Collected material —
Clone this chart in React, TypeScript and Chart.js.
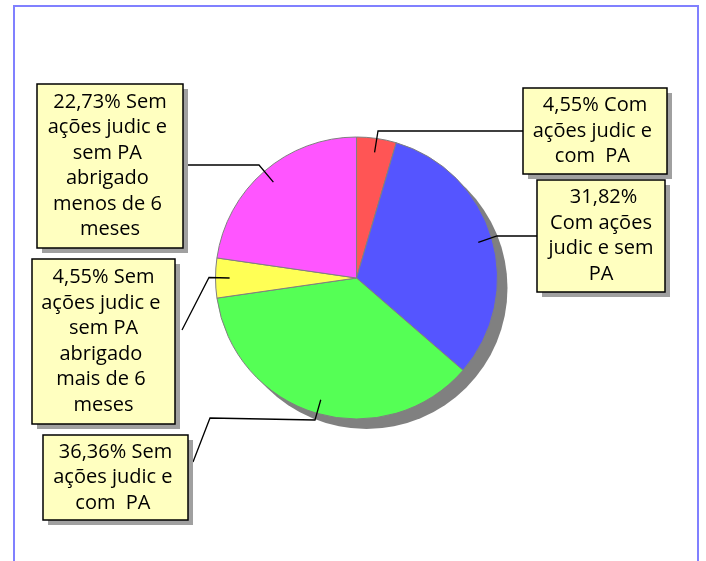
import React, { useEffect, useRef } from "react";
import { Chart, registerables } from "chart.js";

Chart.register(...registerables);

const categories = [
  "Com ações judic e com PA",
  "Com ações judic e sem PA",
  "Sem ações judic e com PA",
  "Sem ações judic e sem PA abrigado mais de 6 meses",
  "Sem ações judic e sem PA abrigado menos de 6 meses",
];
const values = [4.55, 31.82, 36.36, 4.55, 22.73];
const sliceColors = ["#FF5555", "#5555FF", "#55FF55", "#FFFF55", "#FF55FF"];
const labelLines = [
  ["4,55% Com", "ações judic e ", "com  PA "],
  [" 31,82%", "Com ações", "judic e sem", "PA"],
  ["36,36% Sem", "ações judic e ", "com  PA "],
  ["4,55% Sem", "ações judic e ", "sem PA", "abrigado ", "mais de 6 ", "meses"],
  ["22,73% Sem", "ações judic e ", "sem PA ", "abrigado ", "menos de 6 ", "meses"],
];

// layout of callout boxes and leader elbows (pixels)
const boxes = [
  { x: 523, y: 88, w: 144, h: 86, path: [[378, 131], [523, 131]] },
  { x: 537, y: 180, w: 128, h: 112, path: [[497, 236], [537, 236]] },
  { x: 43, y: 435, w: 145, h: 85, path: [[315, 420], [210, 418], [193, 462]] },
  { x: 32, y: 259, w: 143, h: 165, path: [[209, 277.5], [182, 330]] },
  { x: 37, y: 84, w: 146, h: 164, path: [[259, 165], [182, 165]] },
];

const FONT = '20px "Open Sans"';
const LINE_H = 25.5;

const decorPlugin = {
  id: "decor",
  beforeDraw(chart: any) {
    const ctx = chart.ctx;
    ctx.save();
    ctx.fillStyle = "#ffffff";
    ctx.fillRect(0, 0, chart.width, chart.height);
    ctx.strokeStyle = "#8080FF";
    ctx.lineWidth = 2;
    ctx.beginPath();
    ctx.moveTo(14, 600);
    ctx.lineTo(14, 6);
    ctx.lineTo(698, 6);
    ctx.lineTo(698, 600);
    ctx.stroke();
    ctx.restore();
  },
  beforeDatasetsDraw(chart: any) {
    const meta = chart.getDatasetMeta(0);
    const arc = meta.data[0];
    if (!arc) return;
    const ctx = chart.ctx;
    ctx.save();
    ctx.fillStyle = "#808080";
    ctx.beginPath();
    ctx.arc(arc.x + 10, arc.y + 10, arc.outerRadius, 0, Math.PI * 2);
    ctx.fill();
    ctx.restore();
  },
  afterDatasetsDraw(chart: any) {
    const meta = chart.getDatasetMeta(0);
    const ctx = chart.ctx;
    ctx.save();
    meta.data.forEach((arc: any, i: number) => {
      const b = boxes[i];
      const mid = (arc.startAngle + arc.endAngle) / 2;
      const r = arc.outerRadius * 0.9;
      const ax = arc.x + Math.cos(mid) * r;
      const ay = arc.y + Math.sin(mid) * r;
      ctx.strokeStyle = "#000000";
      ctx.lineWidth = 1.3;
      ctx.beginPath();
      ctx.moveTo(ax, ay);
      b.path.forEach((p) => ctx.lineTo(p[0], p[1]));
      ctx.stroke();
      // box shadow
      ctx.fillStyle = "#A0A0A0";
      ctx.fillRect(b.x + 5, b.y + 5, b.w, b.h);
      ctx.fillStyle = "#FFFFC0";
      ctx.fillRect(b.x, b.y, b.w, b.h);
      ctx.strokeStyle = "#000000";
      ctx.lineWidth = 1.5;
      ctx.strokeRect(b.x, b.y, b.w, b.h);
      ctx.fillStyle = "#000000";
      ctx.font = FONT;
      ctx.textAlign = "center";
      ctx.textBaseline = "middle";
      const lines = labelLines[i];
      const total = lines.length * LINE_H;
      const top = b.y + (b.h - total) / 2;
      lines.forEach((t, j) => {
        ctx.fillText(t, b.x + b.w / 2, top + (j + 0.5) * LINE_H);
      });
    });
    ctx.restore();
  },
};

export default function App() {
  const ref = useRef<HTMLCanvasElement | null>(null);
  useEffect(() => {
    if (!ref.current) return;
    const chart = new Chart(ref.current, {
      type: "pie",
      data: {
        labels: categories,
        datasets: [
          {
            data: values,
            backgroundColor: sliceColors,
            borderColor: "#808080",
            borderWidth: 1,
          },
        ],
      },
      options: {
        responsive: false,
        animation: false,
        layout: { padding: { left: 215, right: 208, top: 136.5, bottom: 141.5 } },
        plugins: {
          legend: { display: false },
          tooltip: { enabled: false },
        },
      },
      plugins: [decorPlugin],
    });
    return () => chart.destroy();
  }, []);
  return (
    <div style={{ position: "fixed", left: 0, top: 0, width: 706, height: 561 }}>
      <canvas ref={ref} width={706} height={561} style={{ display: "block" }} />
    </div>
  );
}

Given exercise —
Reproduce only the lines from the beginning of the data through the line that contains "Chart.register(...registerables);", both included, and please drop the pictures.

Result of this task —
Clone this chart in React, TypeScript and Chart.js.
import React, { useEffect, useRef } from "react";
import { Chart, registerables } from "chart.js";

Chart.register(...registerables);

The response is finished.